The "media" part of the business is "at the heart of these pressures", according to Alex De Groote, who is a senior advisor to Trillium Partners, a boutique investment bank, and a long-standing media analyst.

"Aegis in the UK was historically a 20%-plus [margin] operating business," he says. "We suspect margins are contracting here. This reflects a combination of in-housing, more digital (which is less profitable), more procurement pressure and more competition from independents.

"Creative, likewise, is under intense pressure, though this may not be as relevant to Dentsu as other industry players."

Big, global clients paying low fees has been a particular issue, according to observers and insiders.

De Groote says: "We suspect Dentsu – like many agency groups – has tried to win new business internationally on price and then upsell with additional services and bells and whistles. This, however, has not worked." 

Another person who works with Dentsu says: "The problem they’ve got is they’re making very little money on some of these big accounts. That’s not sustainable. The cuts they’re making are the legacy of a lack of change when it should have been made some time ago.

"A lot of clients are looking at in-housing – they’re looking at their entire businesses and how data-led decisions and automation are going to affect them, not just their marketing. Agencies need to be much more consultative – that means less implementational planning and buying." 

A UK recovery strategy

Dentsu Aegis is optimistic that it can grow again in the UK and investing in new capabilities, including beefing up creative, is a priority.

Jarvie, who lives in his native Scotland, knows the UK regions well because he used to work at WPP’s MediaCom, where he was managing director of the Scotland and Ireland operations, and played a key role in building them up.

There is a logic to Dentsu Aegis moving more jobs from London to the regions at a time when other media businesses, from Channel 4 to WPP, are making similar moves.

It means the agencies can be closer to clients and reduce costs as other cities tend to be cheaper than the capital. Aberdeen is a centre for oil and gas clients, Cambridge for tech and robotics, and so on.

The UK political climate, with Brexit looming, also means the regions are becoming more important as centres of power.

Crucially, the cost of living in the regions is cheaper for talent compared with London.

However, it is understood that the group remains committed to move into a new headquarters in Euston, close to the current office in Regent’s Place, by 2022 – despite the pressure to cut costs.

There could be some challenges with the "near-shoring" strategy. 

An industry observer points out big, international clients will generally look to hub work out of London because of its global links and they are less likely to want to use resources in the UK regions.

A source says such client-facing roles will stay in London, while back-office and finance work are more likely to be moved elsewhere.

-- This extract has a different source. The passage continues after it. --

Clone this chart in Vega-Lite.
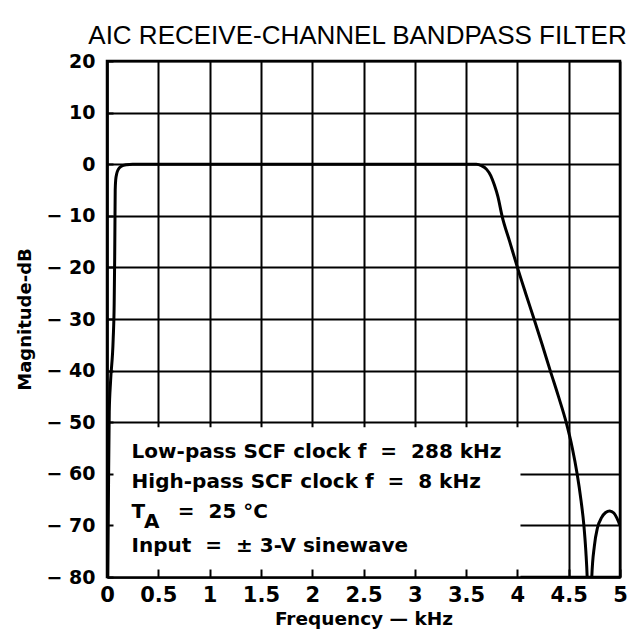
{
  "$schema": "https://vega.github.io/schema/vega-lite/v6.json",
  "width": 513,
  "height": 516,
  "autosize": {"type": "none"},
  "padding": {"left": 107, "top": 61, "right": 18, "bottom": 67},
  "background": "white",
  "title": {"text": "AIC RECEIVE-CHANNEL BANDPASS FILTER", "font": "Liberation Sans", "fontSize": 26, "fontWeight": "normal", "color": "black", "anchor": "middle", "offset": 3, "dx": -6},
  "config": {"view": {"stroke": "black", "strokeWidth": 2.5}},
  "resolve": {"axis": {"x": "independent", "y": "independent"}},
  "layer": [
    {
      "data": {"values": [{"box": "conditions"}]},
      "mark": {"type": "rect", "fill": "white"},
      "encoding": {
        "x": {"datum": 0, "type": "quantitative", "scale": {"domain": [0, 5], "nice": false, "zero": false},
          "axis": {"orient": "bottom", "values": [0, 0.5, 1, 1.5, 2, 2.5, 3, 3.5, 4, 4.5, 5], "grid": true, "gridColor": "black", "gridWidth": 2, "gridOpacity": 1, "domain": false, "ticks": false, "labels": false, "title": null, "zindex": 0}},
        "x2": {"datum": 4.03},
        "y": {"datum": -80, "type": "quantitative", "scale": {"domain": [-80, 20], "nice": false, "zero": false},
          "axis": {"orient": "left", "values": [-80, -70, -60, -50, -40, -30, -20, -10, 0, 10, 20], "grid": true, "gridColor": "black", "gridWidth": 2, "gridOpacity": 1, "domain": false, "ticks": false, "labels": false, "title": null, "zindex": 0}},
        "y2": {"datum": -51}
      }
    },
    {
      "data": {"values": [
        {"f": 0.008, "db": -80}, {"f": 0.015, "db": -62}, {"f": 0.022, "db": -48}, {"f": 0.035, "db": -42},
        {"f": 0.06, "db": -34}, {"f": 0.07, "db": -27}, {"f": 0.075, "db": -18}, {"f": 0.078, "db": -10},
        {"f": 0.08, "db": -5}, {"f": 0.085, "db": -3}, {"f": 0.095, "db": -1.8}, {"f": 0.11, "db": -1},
        {"f": 0.14, "db": -0.4}, {"f": 0.19, "db": -0.1}, {"f": 0.25, "db": 0}, {"f": 0.5, "db": 0},
        {"f": 1, "db": 0}, {"f": 1.5, "db": 0}, {"f": 2, "db": 0}, {"f": 2.5, "db": 0}, {"f": 3, "db": 0},
        {"f": 3.5, "db": 0}, {"f": 3.6, "db": 0}, {"f": 3.65, "db": -0.3}, {"f": 3.7, "db": -1},
        {"f": 3.74, "db": -2.2}, {"f": 3.775, "db": -4}, {"f": 3.81, "db": -6.3}, {"f": 3.85, "db": -10},
        {"f": 3.925, "db": -15}, {"f": 4.0, "db": -20}, {"f": 4.08, "db": -25}, {"f": 4.162, "db": -30},
        {"f": 4.242, "db": -35}, {"f": 4.32, "db": -40}, {"f": 4.4, "db": -45}, {"f": 4.475, "db": -50},
        {"f": 4.535, "db": -55}, {"f": 4.582, "db": -60}, {"f": 4.619, "db": -65}, {"f": 4.648, "db": -70},
        {"f": 4.667, "db": -75}, {"f": 4.68, "db": -80}, {"f": 4.695, "db": -92}, {"f": 4.71, "db": -92},
        {"f": 4.725, "db": -80}, {"f": 4.75, "db": -74}, {"f": 4.78, "db": -70.5}, {"f": 4.82, "db": -68.5},
        {"f": 4.86, "db": -67.5}, {"f": 4.9, "db": -67.2}, {"f": 4.94, "db": -67.6}, {"f": 4.97, "db": -68.6},
        {"f": 5.0, "db": -70}
      ]},
      "mark": {"type": "line", "color": "black", "strokeWidth": 3, "interpolate": "monotone", "clip": true},
      "encoding": {
        "x": {"field": "f", "type": "quantitative",
          "axis": {"orient": "bottom", "values": [0, 0.5, 1, 1.5, 2, 2.5, 3, 3.5, 4, 4.5, 5], "grid": false, "tickSize": -8, "tickColor": "black", "tickWidth": 2, "domainColor": "black", "domainWidth": 2.5, "labelFont": "DejaVu Sans", "labelFontWeight": "bold", "labelFontSize": 21, "labelColor": "black", "labelPadding": 15, "labelFlush": false, "labelOverlap": false, "labelExpr": "'' + datum.value", "title": "Frequency — kHz", "titleFont": "DejaVu Sans", "titleFontSize": 18.5, "titleFontWeight": "bold", "titleColor": "black", "titlePadding": 4, "zindex": 1}},
        "y": {"field": "db", "type": "quantitative",
          "axis": {"orient": "left", "values": [-80, -70, -60, -50, -40, -30, -20, -10, 0, 10, 20], "grid": false, "tickSize": -6, "tickColor": "black", "tickWidth": 2, "domainColor": "black", "domainWidth": 2.5, "labelFont": "DejaVu Sans", "labelFontWeight": "bold", "labelFontSize": 19, "labelColor": "black", "labelPadding": 18, "labelFlush": false, "labelOverlap": false, "labelExpr": "datum.value < 0 ? '− ' + abs(datum.value) : '' + datum.value", "title": "Magnitude-dB", "titleFont": "DejaVu Sans", "titleFontSize": 18, "titleFontWeight": "bold", "titleColor": "black", "titlePadding": 12, "zindex": 1}}
      }
    },
    {
      "data": {"values": [
        {"x": 0.24, "y": -55.8, "label": "Low-pass SCF clock f\u00a0\u00a0=\u00a0\u00a0288 kHz"},
        {"x": 0.24, "y": -61.6, "label": "High-pass SCF clock f\u00a0\u00a0=\u00a0\u00a08 kHz"},
        {"x": 0.24, "y": -67.4, "label": "T"},
        {"x": 0.36, "y": -69.4, "label": "A"},
        {"x": 0.69, "y": -67.4, "label": "=\u00a0\u00a025\u00a0°C"},
        {"x": 0.24, "y": -74.0, "label": "Input\u00a0\u00a0=\u00a0\u00a0± 3-V sinewave"}
      ]},
      "mark": {"type": "text", "align": "left", "baseline": "middle", "font": "DejaVu Sans", "fontWeight": "bold", "fontSize": 20, "color": "black"},
      "encoding": {
        "x": {"field": "x", "type": "quantitative", "axis": null},
        "y": {"field": "y", "type": "quantitative", "axis": null},
        "text": {"field": "label"}
      }
    }
  ]
}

Another person suggests some duplication of roles can be eliminated because Dentsu Aegis’ "south" and "north" UK businesses "have not been properly aligned".

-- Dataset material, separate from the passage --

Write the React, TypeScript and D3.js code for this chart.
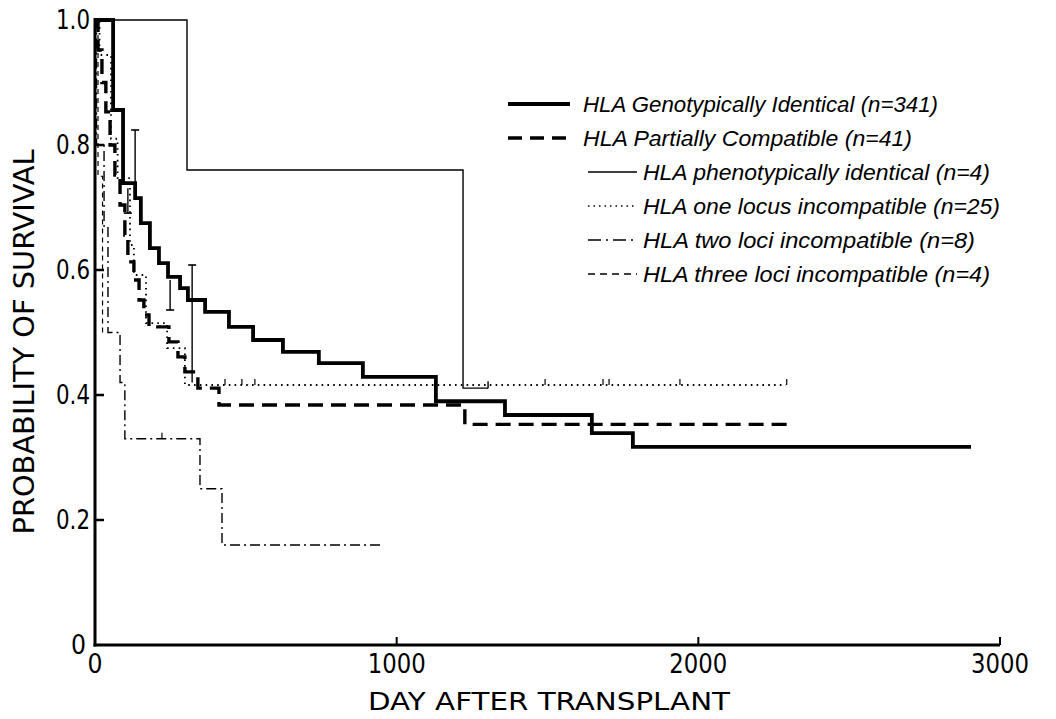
import React from "react";
import * as d3 from "d3";

// ---- Data (day after transplant, probability of survival) ----
const genoDays = [0, 60, 93, 133, 152, 182, 212, 242, 282, 308, 365, 444, 524, 623, 742, 888, 1130, 1359, 1647, 1783, 2904];
const genoProb = [1.0, 0.856, 0.739, 0.715, 0.675, 0.635, 0.611, 0.589, 0.571, 0.552, 0.533, 0.509, 0.488, 0.469, 0.451, 0.429, 0.39, 0.368, 0.339, 0.317, 0.317];

const partDays = [0, 10, 23, 36, 50, 66, 83, 99, 109, 129, 146, 162, 179, 245, 275, 298, 341, 411, 1226, 2304];
const partProb = [1.0, 0.952, 0.9, 0.853, 0.8, 0.752, 0.704, 0.656, 0.613, 0.584, 0.552, 0.528, 0.509, 0.485, 0.461, 0.437, 0.411, 0.384, 0.353, 0.353];

const phenoDays = [0, 305, 1220, 1303];
const phenoProb = [1.0, 0.76, 0.411, 0.411];

const oneDays = [0, 15, 53, 75, 116, 129, 169, 239, 298, 2290];
const oneProb = [1.0, 0.944, 0.81, 0.747, 0.64, 0.592, 0.515, 0.475, 0.416, 0.416];

const twoDays = [0, 5, 30, 43, 83, 99, 348, 421, 958];
const twoProb = [1.0, 0.8, 0.67, 0.5, 0.42, 0.33, 0.25, 0.16, 0.16];

const threeDays = [0, 10, 25, 35];
const threeProb = [1.0, 0.75, 0.5, 0.5];

// censoring ticks
const oneCensorDays = [431, 487, 530, 1492, 1684, 1704, 1939, 2293];
const twoCensorDays = [222];
const phenoCensorDays = [1303];

// error bars: day, low, high, cap at "top" or "bottom"
const errDays = [133, 322, 109, 249];
const errLow = [0.739, 0.42, 0.691, 0.536];
const errHigh = [0.824, 0.608, 0.731, 0.584];
const errCap = ["top", "top", "bottom", "bottom"];

const xTicks = [0, 1000, 2000, 3000];
const yTicks = [0, 0.2, 0.4, 0.6, 0.8, 1.0];
const yTickLabels = ["0", "0.2", "0.4", "0.6", "0.8", "1.0"];

const legendNames = [
  "HLA Genotypically Identical (n=341)",
  "HLA Partially Compatible (n=41)",
  "HLA phenotypically identical (n=4)",
  "HLA one locus incompatible (n=25)",
  "HLA two loci incompatible (n=8)",
  "HLA three loci incompatible (n=4)",
];

const W = 1056;
const H = 719;

export default function App() {
  const x = d3.scaleLinear().domain([0, 3000]).range([95, 1000]);
  const y = d3.scaleLinear().domain([0, 1]).range([645, 20]);
  const line = d3
    .line<[number, number]>()
    .x((d) => x(d[0]))
    .y((d) => y(d[1]))
    .curve(d3.curveStepAfter);
  const pts = (ds: number[], ps: number[]) => ds.map((d, i) => [d, ps[i]] as [number, number]);

  const series = [
    { d: pts(genoDays, genoProb), sw: 3.8, dash: "", lw: 3.8, ldash: "" },
    { d: pts(partDays, partProb), sw: 3.4, dash: "15 8", lw: 3.4, ldash: "14 8" },
    { d: pts(phenoDays, phenoProb), sw: 1.4, dash: "", lw: 1.4, ldash: "" },
    { d: pts(oneDays, oneProb), sw: 1.8, dash: "1.6 4.2", lw: 1.6, ldash: "1.5 4" },
    { d: pts(twoDays, twoProb), sw: 1.4, dash: "10 4 2 4", lw: 1.4, ldash: "13 5 2 5" },
    { d: pts(threeDays, threeProb), sw: 1.2, dash: "5 4", lw: 1.3, ldash: "7 5" },
  ];

  const legendY = [104, 138, 172, 206, 240, 274];
  const legendX1 = [508, 508, 588, 588, 588, 588];
  const legendX2 = [570, 570, 637, 637, 637, 637];
  const legendTX = [583, 583, 643, 643, 643, 643];
  const legendTL = [355, 329, 347, 357, 332, 347];

  const font = "'Liberation Sans', Arial, sans-serif";

  return (
    <svg
      width={W}
      height={H}
      style={{ position: "absolute", left: 0, top: 0, background: "#fff" }}
      fontFamily={font}
    >
      <rect x={0} y={0} width={W} height={H} fill="#fff" />

      {/* axes */}
      <line x1={x(0)} x2={x(0)} y1={y(1) - 2} y2={y(0) + 1.5} stroke="#000" strokeWidth={3} />
      <line x1={x(0) - 1.5} x2={x(3000)} y1={y(0)} y2={y(0)} stroke="#000" strokeWidth={3} />
      {yTicks.map((t, i) => (
        <g key={"yt" + i}>
          {t > 0 && (
            <line x1={x(0)} x2={x(0) + 9} y1={y(t)} y2={y(t)} stroke="#000" strokeWidth={2.5} />
          )}
          <text
            x={t === 0 ? 86 : 90}
            y={y(t) + 9}
            textAnchor="end"
            fontSize={27}
            fontFamily="'DejaVu Sans', sans-serif"
            textLength={t === 0 ? 15 : 34}
            lengthAdjust="spacingAndGlyphs"
          >
            {yTickLabels[i]}
          </text>
        </g>
      ))}
      {xTicks.map((t, i) => (
        <g key={"xt" + i}>
          {t > 0 && <line x1={x(t)} x2={x(t)} y1={y(0)} y2={y(0) - 8} stroke="#000" strokeWidth={2} />}
          <text
            x={x(t)}
            y={y(0) + 28}
            textAnchor="middle"
            fontSize={27}
            fontFamily="'DejaVu Sans', sans-serif"
            textLength={t === 0 ? 15 : 58}
            lengthAdjust="spacingAndGlyphs"
          >
            {t}
          </text>
        </g>
      ))}
      <text
        x={549}
        y={710}
        textAnchor="middle"
        fontSize={25}
        fontFamily="'DejaVu Sans', sans-serif"
        textLength={362}
        lengthAdjust="spacingAndGlyphs"
      >
        DAY AFTER TRANSPLANT
      </text>
      <text
        transform={`translate(34, 342) rotate(-90)`}
        textAnchor="middle"
        fontSize={28}
        fontFamily="'DejaVu Sans', sans-serif"
        textLength={385}
        lengthAdjust="spacingAndGlyphs"
      >
        PROBABILITY OF SURVIVAL
      </text>

      {/* curves */}
      {series.map((s, i) => (
        <path
          key={"s" + i}
          d={line(s.d) || ""}
          fill="none"
          stroke="#000"
          strokeWidth={s.sw}
          strokeDasharray={s.dash || undefined}
          strokeLinejoin="miter"
        />
      ))}

      {/* censor ticks */}
      {oneCensorDays.map((d, i) => (
        <line key={"c1" + i} x1={x(d)} x2={x(d)} y1={y(0.416)} y2={y(0.416) - 6} stroke="#000" strokeWidth={1.2} />
      ))}
      {twoCensorDays.map((d, i) => (
        <line key={"c2" + i} x1={x(d)} x2={x(d)} y1={y(0.33)} y2={y(0.33) - 6} stroke="#000" strokeWidth={1.2} />
      ))}
      {phenoCensorDays.map((d, i) => (
        <line key={"c3" + i} x1={x(d)} x2={x(d)} y1={y(0.411)} y2={y(0.411) - 7} stroke="#000" strokeWidth={1.4} />
      ))}

      {/* error bars */}
      {errDays.map((d, i) => {
        const capY = errCap[i] === "top" ? y(errHigh[i]) : y(errLow[i]);
        return (
          <g key={"e" + i}>
            <line x1={x(d)} x2={x(d)} y1={y(errLow[i])} y2={y(errHigh[i])} stroke="#000" strokeWidth={1.4} />
            <line x1={x(d) - 4} x2={x(d) + 4} y1={capY} y2={capY} stroke="#000" strokeWidth={1.6} />
          </g>
        );
      })}

      {/* legend */}
      {legendNames.map((n, i) => (
        <g key={"l" + i}>
          <line
            x1={legendX1[i]}
            x2={legendX2[i]}
            y1={legendY[i]}
            y2={legendY[i]}
            stroke="#000"
            strokeWidth={series[i].lw}
            strokeDasharray={series[i].ldash || undefined}
          />
          <text
            x={legendTX[i]}
            y={legendY[i] + 8}
            fontSize={22}
            fontStyle="italic"
            textLength={legendTL[i]}
            lengthAdjust="spacingAndGlyphs"
          >
            {n}
          </text>
        </g>
      ))}
    </svg>
  );
}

The group is expected to continue its simplification drive in other ways – by axing more agency brands in the UK, after merging Fetch, 360i and ICUC to form Dentsu X, and moving a lot of the buying capabilities out of trading arm Amplifi and putting them back into Carat and Vizeum.

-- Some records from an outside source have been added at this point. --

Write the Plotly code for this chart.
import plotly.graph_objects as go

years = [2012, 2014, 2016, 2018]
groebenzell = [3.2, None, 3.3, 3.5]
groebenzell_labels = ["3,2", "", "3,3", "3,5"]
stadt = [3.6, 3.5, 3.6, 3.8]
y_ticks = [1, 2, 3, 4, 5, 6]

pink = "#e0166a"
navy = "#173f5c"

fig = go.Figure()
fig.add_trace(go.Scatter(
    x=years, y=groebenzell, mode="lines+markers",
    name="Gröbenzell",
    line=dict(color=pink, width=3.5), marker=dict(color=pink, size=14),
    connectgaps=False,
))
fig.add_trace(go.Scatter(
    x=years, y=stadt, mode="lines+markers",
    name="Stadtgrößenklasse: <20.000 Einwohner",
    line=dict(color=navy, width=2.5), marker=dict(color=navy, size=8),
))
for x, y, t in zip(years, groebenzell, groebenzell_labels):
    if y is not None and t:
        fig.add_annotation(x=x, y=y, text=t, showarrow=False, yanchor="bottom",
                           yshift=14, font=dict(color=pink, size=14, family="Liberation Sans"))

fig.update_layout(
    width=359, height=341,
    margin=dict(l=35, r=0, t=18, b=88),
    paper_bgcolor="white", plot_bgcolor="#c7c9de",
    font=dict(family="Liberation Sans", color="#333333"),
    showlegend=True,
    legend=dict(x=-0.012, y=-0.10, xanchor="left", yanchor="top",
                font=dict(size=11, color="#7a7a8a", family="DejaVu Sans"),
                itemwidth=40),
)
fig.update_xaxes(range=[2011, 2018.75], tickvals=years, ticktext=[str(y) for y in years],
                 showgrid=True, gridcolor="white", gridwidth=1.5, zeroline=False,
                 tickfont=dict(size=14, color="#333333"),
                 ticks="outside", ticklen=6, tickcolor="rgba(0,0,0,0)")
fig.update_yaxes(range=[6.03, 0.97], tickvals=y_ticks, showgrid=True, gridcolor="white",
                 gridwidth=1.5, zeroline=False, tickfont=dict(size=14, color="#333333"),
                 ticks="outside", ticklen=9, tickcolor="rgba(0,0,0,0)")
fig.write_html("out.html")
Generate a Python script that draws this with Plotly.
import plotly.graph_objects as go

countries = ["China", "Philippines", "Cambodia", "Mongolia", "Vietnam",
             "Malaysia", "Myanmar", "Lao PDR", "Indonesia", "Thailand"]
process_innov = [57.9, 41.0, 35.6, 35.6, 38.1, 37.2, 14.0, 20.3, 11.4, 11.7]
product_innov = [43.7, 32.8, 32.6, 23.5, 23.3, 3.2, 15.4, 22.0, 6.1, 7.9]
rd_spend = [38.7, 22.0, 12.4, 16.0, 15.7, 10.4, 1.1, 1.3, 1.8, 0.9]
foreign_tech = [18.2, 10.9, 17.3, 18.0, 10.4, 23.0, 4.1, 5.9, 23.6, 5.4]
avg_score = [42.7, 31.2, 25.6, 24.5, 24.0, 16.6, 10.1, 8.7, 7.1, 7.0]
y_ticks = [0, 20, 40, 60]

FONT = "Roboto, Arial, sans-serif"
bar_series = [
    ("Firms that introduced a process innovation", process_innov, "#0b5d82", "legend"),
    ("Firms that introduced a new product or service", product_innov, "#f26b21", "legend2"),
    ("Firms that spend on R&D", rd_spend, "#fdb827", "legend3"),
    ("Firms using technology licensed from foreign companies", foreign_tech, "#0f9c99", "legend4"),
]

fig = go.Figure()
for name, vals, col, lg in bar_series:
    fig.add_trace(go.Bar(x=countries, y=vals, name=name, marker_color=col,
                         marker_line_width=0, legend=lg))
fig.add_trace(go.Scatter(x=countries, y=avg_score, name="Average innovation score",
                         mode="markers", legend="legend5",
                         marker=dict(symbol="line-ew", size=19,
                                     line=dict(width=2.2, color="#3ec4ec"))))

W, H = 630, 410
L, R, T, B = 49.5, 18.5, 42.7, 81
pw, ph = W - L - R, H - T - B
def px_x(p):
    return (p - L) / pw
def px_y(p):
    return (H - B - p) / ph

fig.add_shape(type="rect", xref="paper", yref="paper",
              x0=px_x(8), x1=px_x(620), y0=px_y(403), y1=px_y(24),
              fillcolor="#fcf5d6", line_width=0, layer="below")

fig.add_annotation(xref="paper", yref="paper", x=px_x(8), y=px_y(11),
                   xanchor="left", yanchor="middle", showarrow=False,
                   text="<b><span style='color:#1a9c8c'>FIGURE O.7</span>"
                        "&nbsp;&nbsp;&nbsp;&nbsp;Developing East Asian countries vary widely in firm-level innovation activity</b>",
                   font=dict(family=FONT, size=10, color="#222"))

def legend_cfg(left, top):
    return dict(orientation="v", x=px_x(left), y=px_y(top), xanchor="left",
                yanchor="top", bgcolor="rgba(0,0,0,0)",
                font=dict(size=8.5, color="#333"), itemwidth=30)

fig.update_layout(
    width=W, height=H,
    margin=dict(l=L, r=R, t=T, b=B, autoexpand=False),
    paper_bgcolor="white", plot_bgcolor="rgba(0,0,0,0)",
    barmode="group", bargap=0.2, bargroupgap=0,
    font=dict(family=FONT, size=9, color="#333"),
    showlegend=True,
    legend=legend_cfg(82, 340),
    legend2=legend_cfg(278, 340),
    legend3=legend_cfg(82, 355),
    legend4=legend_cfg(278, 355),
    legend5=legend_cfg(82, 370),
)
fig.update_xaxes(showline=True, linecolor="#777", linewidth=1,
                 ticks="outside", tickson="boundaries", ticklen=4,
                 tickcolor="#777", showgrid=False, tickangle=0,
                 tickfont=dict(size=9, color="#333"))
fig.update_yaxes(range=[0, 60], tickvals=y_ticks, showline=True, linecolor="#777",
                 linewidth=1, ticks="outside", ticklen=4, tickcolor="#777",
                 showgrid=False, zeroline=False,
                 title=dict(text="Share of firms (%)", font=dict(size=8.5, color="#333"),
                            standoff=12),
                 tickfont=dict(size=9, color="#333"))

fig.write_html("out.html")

One client, which moved its UK account in the recent past from Dentsu Aegis, says: "Their challenge is they offer an integrated approach, which doesn’t always match reality. They have lots of silos – like iProspect and Vizeum and Merkle that function separately, not together."

Dentsu Aegis is already one of the big four agency groups in media buying in the UK, despite losing share recently because of client losses, and it is also one of the top players in CRM.

But it sees a lot of opportunity in creative where it has not traditionally been strong.

The group had just £22m worth of UK creative billings last year, according to Nielsen. By contrast, WPP, Publicis Groupe and Omnicom had more than £1bn each.

Dentsu Aegis thinks it is possible to have a top 10 UK creative agency within a couple of years, if it can acquire wisely.

In the short term, the key may be holding on to and recruiting senior media talent, after a wave of departures in the UK in the past 18 months.  

Storm clouds over the agency sector 

Dentsu has made two profit downgrades this year, after previously cutting its forecast in the summer, and most analysts were not taken aback by this week’s news.

By contrast, Publicis Groupe’s shock warning in October, when third-quarter revenue plunged 2.7%, spooked investors.

Still, JPMorgan estimates Dentsu could be facing a fourth-quarter revenue decline of nearly 4% – considerably worse than the 1% drop in the previous three months. The outlook for 2020 "does not look bright", the bank suggested.

Goldman Sachs and Bank of America Merrill Lynch both took a "positive" view of the restructuring.

Dentsu expects to save £100m a year from the job cuts and other efficiencies – something that De Groote points out is considerably less than the £275m that WPP is looking to save as part of its three-year turnaround, and it could indicate Dentsu Aegis' problems are less drastic.

"Weak organic revenue trends are not new news and remain common to all of the major agency groups," De Groote says. "Further profit warnings are to be expected from Publicis, but perhaps not WPP.

"In addition, we note profit warnings from the likes of smaller UK groups such as M&C Saatchi and Huntsworth. So the malaise is sector-wide. 

"Paradoxically, areas of martech and adtech and the likes of [UK performance agency] Jellyfish are highly valued. I cannot recall such a wide spectrum of industry performance trends between the very good and very bad."

Those close to Dentsu Aegis point out 2019 was always going to be a year of preparation, ahead of the international and Japanese businesses coming together as "one Dentsu" in January 2020.

It is clear the new era is going to get off to a bumpy start in the UK.